**Short exercise:** Print every line of the listing exactly, please.

**Data segment:**
# # # #

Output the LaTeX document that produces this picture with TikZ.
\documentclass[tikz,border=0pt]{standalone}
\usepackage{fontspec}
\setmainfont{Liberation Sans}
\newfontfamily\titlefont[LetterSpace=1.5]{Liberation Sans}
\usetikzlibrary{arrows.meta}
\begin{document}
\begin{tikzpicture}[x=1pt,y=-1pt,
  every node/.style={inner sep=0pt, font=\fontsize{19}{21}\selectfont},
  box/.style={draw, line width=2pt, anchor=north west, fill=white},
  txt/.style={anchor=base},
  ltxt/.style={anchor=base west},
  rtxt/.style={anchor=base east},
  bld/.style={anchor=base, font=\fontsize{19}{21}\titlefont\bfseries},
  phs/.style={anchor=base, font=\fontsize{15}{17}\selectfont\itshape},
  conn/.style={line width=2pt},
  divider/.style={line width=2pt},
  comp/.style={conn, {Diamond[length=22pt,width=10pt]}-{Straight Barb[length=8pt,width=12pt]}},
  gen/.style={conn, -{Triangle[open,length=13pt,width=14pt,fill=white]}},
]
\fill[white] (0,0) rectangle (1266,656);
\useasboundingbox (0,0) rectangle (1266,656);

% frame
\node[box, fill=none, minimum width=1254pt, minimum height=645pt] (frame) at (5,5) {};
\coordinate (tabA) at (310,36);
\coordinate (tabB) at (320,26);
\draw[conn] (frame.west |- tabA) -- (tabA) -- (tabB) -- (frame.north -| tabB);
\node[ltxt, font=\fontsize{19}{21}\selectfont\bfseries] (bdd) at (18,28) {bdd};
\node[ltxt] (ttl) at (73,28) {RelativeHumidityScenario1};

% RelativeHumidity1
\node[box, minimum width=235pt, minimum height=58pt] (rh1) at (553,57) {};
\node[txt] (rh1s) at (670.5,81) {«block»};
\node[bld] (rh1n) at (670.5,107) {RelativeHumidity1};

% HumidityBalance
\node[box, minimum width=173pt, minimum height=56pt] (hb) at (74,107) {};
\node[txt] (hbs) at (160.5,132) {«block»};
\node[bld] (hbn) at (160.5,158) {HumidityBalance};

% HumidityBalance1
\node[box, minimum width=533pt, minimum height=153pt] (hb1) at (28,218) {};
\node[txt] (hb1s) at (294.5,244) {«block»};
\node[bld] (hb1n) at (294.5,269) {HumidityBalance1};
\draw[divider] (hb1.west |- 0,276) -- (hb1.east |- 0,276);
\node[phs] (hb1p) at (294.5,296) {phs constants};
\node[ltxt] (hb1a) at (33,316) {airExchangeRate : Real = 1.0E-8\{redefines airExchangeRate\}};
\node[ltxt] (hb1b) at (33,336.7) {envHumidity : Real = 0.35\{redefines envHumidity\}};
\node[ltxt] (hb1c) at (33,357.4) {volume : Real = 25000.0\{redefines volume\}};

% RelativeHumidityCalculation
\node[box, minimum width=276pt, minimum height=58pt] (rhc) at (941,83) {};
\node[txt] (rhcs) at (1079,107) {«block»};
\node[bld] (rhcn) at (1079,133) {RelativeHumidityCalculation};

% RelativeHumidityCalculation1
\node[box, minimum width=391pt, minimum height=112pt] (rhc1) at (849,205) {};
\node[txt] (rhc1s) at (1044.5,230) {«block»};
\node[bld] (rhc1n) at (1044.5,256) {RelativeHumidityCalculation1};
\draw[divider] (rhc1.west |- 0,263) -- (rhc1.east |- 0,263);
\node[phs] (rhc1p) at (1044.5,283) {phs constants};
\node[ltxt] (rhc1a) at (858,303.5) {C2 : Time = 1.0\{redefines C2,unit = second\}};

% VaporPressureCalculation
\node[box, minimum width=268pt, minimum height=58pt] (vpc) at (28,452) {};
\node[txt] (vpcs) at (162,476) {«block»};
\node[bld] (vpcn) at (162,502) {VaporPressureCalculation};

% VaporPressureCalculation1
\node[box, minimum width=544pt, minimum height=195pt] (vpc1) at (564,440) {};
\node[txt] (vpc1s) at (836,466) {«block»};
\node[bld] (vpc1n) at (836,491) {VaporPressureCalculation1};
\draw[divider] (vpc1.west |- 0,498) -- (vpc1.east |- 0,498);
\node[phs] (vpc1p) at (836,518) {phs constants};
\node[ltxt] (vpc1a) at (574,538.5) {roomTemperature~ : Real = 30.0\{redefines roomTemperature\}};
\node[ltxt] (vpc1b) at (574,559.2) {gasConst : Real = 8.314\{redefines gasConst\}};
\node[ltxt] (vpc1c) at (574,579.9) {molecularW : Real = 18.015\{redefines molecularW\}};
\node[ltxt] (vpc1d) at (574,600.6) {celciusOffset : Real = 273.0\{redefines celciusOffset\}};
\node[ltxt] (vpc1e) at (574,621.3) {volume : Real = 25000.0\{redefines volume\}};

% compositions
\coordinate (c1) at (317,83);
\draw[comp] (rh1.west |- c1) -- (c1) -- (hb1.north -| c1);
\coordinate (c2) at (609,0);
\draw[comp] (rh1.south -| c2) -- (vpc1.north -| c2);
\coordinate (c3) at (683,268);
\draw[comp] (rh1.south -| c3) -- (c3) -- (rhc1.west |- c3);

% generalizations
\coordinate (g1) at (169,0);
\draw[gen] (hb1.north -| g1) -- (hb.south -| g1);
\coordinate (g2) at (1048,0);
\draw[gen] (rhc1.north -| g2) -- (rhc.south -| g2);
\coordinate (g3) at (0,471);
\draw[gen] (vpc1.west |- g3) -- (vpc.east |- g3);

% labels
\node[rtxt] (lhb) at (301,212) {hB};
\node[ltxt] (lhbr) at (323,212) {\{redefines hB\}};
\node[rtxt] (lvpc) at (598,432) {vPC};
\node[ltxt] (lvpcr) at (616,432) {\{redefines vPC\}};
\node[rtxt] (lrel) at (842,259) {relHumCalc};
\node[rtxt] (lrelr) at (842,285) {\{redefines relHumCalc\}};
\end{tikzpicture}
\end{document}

# # # #

**Exercise answer:**
Output the LaTeX document that produces this picture with TikZ.
\documentclass[tikz,border=0pt]{standalone}
\usepackage{fontspec}
\setmainfont{Liberation Sans}
\newfontfamily\titlefont[LetterSpace=1.5]{Liberation Sans}
\usetikzlibrary{arrows.meta}
\begin{document}
\begin{tikzpicture}[x=1pt,y=-1pt,
  every node/.style={inner sep=0pt, font=\fontsize{19}{21}\selectfont},
  box/.style={draw, line width=2pt, anchor=north west, fill=white},
  txt/.style={anchor=base},
  ltxt/.style={anchor=base west},
  rtxt/.style={anchor=base east},
  bld/.style={anchor=base, font=\fontsize{19}{21}\titlefont\bfseries},
  phs/.style={anchor=base, font=\fontsize{15}{17}\selectfont\itshape},
  conn/.style={line width=2pt},
  divider/.style={line width=2pt},
  comp/.style={conn, {Diamond[length=22pt,width=10pt]}-{Straight Barb[length=8pt,width=12pt]}},
  gen/.style={conn, -{Triangle[open,length=13pt,width=14pt,fill=white]}},
]
\fill[white] (0,0) rectangle (1266,656);
\useasboundingbox (0,0) rectangle (1266,656);

% frame
\node[box, fill=none, minimum width=1254pt, minimum height=645pt] (frame) at (5,5) {};
\coordinate (tabA) at (310,36);
\coordinate (tabB) at (320,26);
\draw[conn] (frame.west |- tabA) -- (tabA) -- (tabB) -- (frame.north -| tabB);
\node[ltxt, font=\fontsize{19}{21}\selectfont\bfseries] (bdd) at (18,28) {bdd};
\node[ltxt] (ttl) at (73,28) {RelativeHumidityScenario1};

% RelativeHumidity1
\node[box, minimum width=235pt, minimum height=58pt] (rh1) at (553,57) {};
\node[txt] (rh1s) at (670.5,81) {«block»};
\node[bld] (rh1n) at (670.5,107) {RelativeHumidity1};

% HumidityBalance
\node[box, minimum width=173pt, minimum height=56pt] (hb) at (74,107) {};
\node[txt] (hbs) at (160.5,132) {«block»};
\node[bld] (hbn) at (160.5,158) {HumidityBalance};

% HumidityBalance1
\node[box, minimum width=533pt, minimum height=153pt] (hb1) at (28,218) {};
\node[txt] (hb1s) at (294.5,244) {«block»};
\node[bld] (hb1n) at (294.5,269) {HumidityBalance1};
\draw[divider] (hb1.west |- 0,276) -- (hb1.east |- 0,276);
\node[phs] (hb1p) at (294.5,296) {phs constants};
\node[ltxt] (hb1a) at (33,316) {airExchangeRate : Real = 1.0E-8\{redefines airExchangeRate\}};
\node[ltxt] (hb1b) at (33,336.7) {envHumidity : Real = 0.35\{redefines envHumidity\}};
\node[ltxt] (hb1c) at (33,357.4) {volume : Real = 25000.0\{redefines volume\}};

% RelativeHumidityCalculation
\node[box, minimum width=276pt, minimum height=58pt] (rhc) at (941,83) {};
\node[txt] (rhcs) at (1079,107) {«block»};
\node[bld] (rhcn) at (1079,133) {RelativeHumidityCalculation};

% RelativeHumidityCalculation1
\node[box, minimum width=391pt, minimum height=112pt] (rhc1) at (849,205) {};
\node[txt] (rhc1s) at (1044.5,230) {«block»};
\node[bld] (rhc1n) at (1044.5,256) {RelativeHumidityCalculation1};
\draw[divider] (rhc1.west |- 0,263) -- (rhc1.east |- 0,263);
\node[phs] (rhc1p) at (1044.5,283) {phs constants};
\node[ltxt] (rhc1a) at (858,303.5) {C2 : Time = 1.0\{redefines C2,unit = second\}};

% VaporPressureCalculation
\node[box, minimum width=268pt, minimum height=58pt] (vpc) at (28,452) {};
\node[txt] (vpcs) at (162,476) {«block»};
\node[bld] (vpcn) at (162,502) {VaporPressureCalculation};

% VaporPressureCalculation1
\node[box, minimum width=544pt, minimum height=195pt] (vpc1) at (564,440) {};
\node[txt] (vpc1s) at (836,466) {«block»};
\node[bld] (vpc1n) at (836,491) {VaporPressureCalculation1};
\draw[divider] (vpc1.west |- 0,498) -- (vpc1.east |- 0,498);
\node[phs] (vpc1p) at (836,518) {phs constants};
\node[ltxt] (vpc1a) at (574,538.5) {roomTemperature~ : Real = 30.0\{redefines roomTemperature\}};
\node[ltxt] (vpc1b) at (574,559.2) {gasConst : Real = 8.314\{redefines gasConst\}};
\node[ltxt] (vpc1c) at (574,579.9) {molecularW : Real = 18.015\{redefines molecularW\}};
\node[ltxt] (vpc1d) at (574,600.6) {celciusOffset : Real = 273.0\{redefines celciusOffset\}};
\node[ltxt] (vpc1e) at (574,621.3) {volume : Real = 25000.0\{redefines volume\}};

% compositions
\coordinate (c1) at (317,83);
\draw[comp] (rh1.west |- c1) -- (c1) -- (hb1.north -| c1);
\coordinate (c2) at (609,0);
\draw[comp] (rh1.south -| c2) -- (vpc1.north -| c2);
\coordinate (c3) at (683,268);
\draw[comp] (rh1.south -| c3) -- (c3) -- (rhc1.west |- c3);

% generalizations
\coordinate (g1) at (169,0);
\draw[gen] (hb1.north -| g1) -- (hb.south -| g1);
\coordinate (g2) at (1048,0);
\draw[gen] (rhc1.north -| g2) -- (rhc.south -| g2);
\coordinate (g3) at (0,471);
\draw[gen] (vpc1.west |- g3) -- (vpc.east |- g3);

% labels
\node[rtxt] (lhb) at (301,212) {hB};
\node[ltxt] (lhbr) at (323,212) {\{redefines hB\}};
\node[rtxt] (lvpc) at (598,432) {vPC};
\node[ltxt] (lvpcr) at (616,432) {\{redefines vPC\}};
\node[rtxt] (lrel) at (842,259) {relHumCalc};
\node[rtxt] (lrelr) at (842,285) {\{redefines relHumCalc\}};
\end{tikzpicture}
\end{document}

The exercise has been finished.